CIT 594 Assignment 9: Graphs
Spring 2006, David Matuszek |
Purposes:
- To familiarize you with graphs and hypergraphs
- To give you some experience in API design
General Idea:
Implement a Graph API in terms of a hypergraph. You will use your API in a
subsequent assignment.
Definitions:
A directed graph (G) consists of zero or more
nodes (A, B, C, D).
Each node may have zero or more arcs or edges
(P, Q, R, S) going from
it to some other node (or possibly to itself) on the same graph.

A hypergraph is a collection of zero or more graphs, with many
fewer restrictions. For example, an edge may point from a node on one graph
to a node on a different graph; or an edge may point to several different nodes.
There is no generally accepted definition of a hypergraph.
A plex is a simple, uniform, primitive object that can be used
to build hypergraphs. Using plexes, it is simple to build structures in which:
- Nodes may reside simultaneously on many graphs, or on none at all.
- Edges may emanate from multiple nodes, or none at all.
- Edges may terminate on (point to) multiple nodes, or none at all.
- The start and end points of an edge need not be on the same graph.
- Edges may emanate from and/or point to graphs or other edges.
- Graphs may contain other graphs as nodes. Nodes may contain graphs. Even
edges may contain graphs.
Graphs are formed from hypergraphs by taking the single basic element of a
hypergraph, the plex, and adding restrictions to form graphs, nodes, and edges.
Plex implementation:
A plex consists of four sets:
containers: The other plexes in which this plex occurs. For
example, nodes and arcs may occur in a graph.

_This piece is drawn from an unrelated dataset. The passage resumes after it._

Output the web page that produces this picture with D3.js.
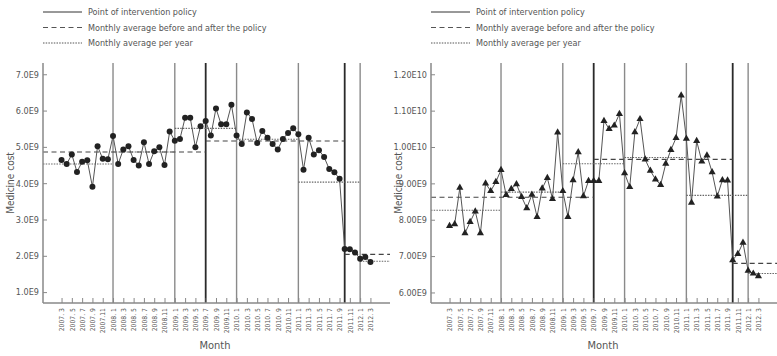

contents: The other plexes contained in this plex. For example,
a graph may contain nodes and arcs.
origins: The other plexes "from which" this plex comes.
For example, an edge comes from a node.
destinations: The other plexes "to which" this plex
goes. For example, an edge goes to a node.
And some simple validity rules:
- If plex X is a container of plex Y, then plex Y is a content of plex X,
and vice versa.
- If plex X is a destination of plex Y, then plex Y is an origin of plex X,
and vice versa.
The containers and contents sets are mutually redundant,
as are the origins and destinations sets. The redundancy
is present for reasons of efficiency.
Assignment:
- Design an API for directed graphs. You will need
Graph,
Node, and Edge classes. Using your API, you should
be able to:
- Construct any graph.
- Change any graph into any other graph.
- Learn everything about the graph.
- Display (print) the graph.
Add convenience methods as you deem appropriate.
- Implement your API using plexes. A graph, a node, and an edge
should each be represented by a single plex, with the following restrictions:
- A graph is a plex whose origins, destinations,
and containers sets are empty. The nodes of the graph are
in the contents set.
- A node is a plex whose contents set is empty; whose
containers set contains a single element, the graph that
the node resides on; whose origins set contains the edges
that point to the node; and whose destinations set contains
the edges that come out of the node.
- An edge is a plex whose contents set is empty; whose
containers set contains only the graph that the edge resides
on; whose origins set contains only the one node from which
the edge comes; and whose destinations set contains only
the one node that the edge points to.
- Provide complete Javadocs and JUnit tests.
Provided code:
Plex.java, PlexTest.java
Due date:
Monday, March 10, before midnight. Submit the usual way.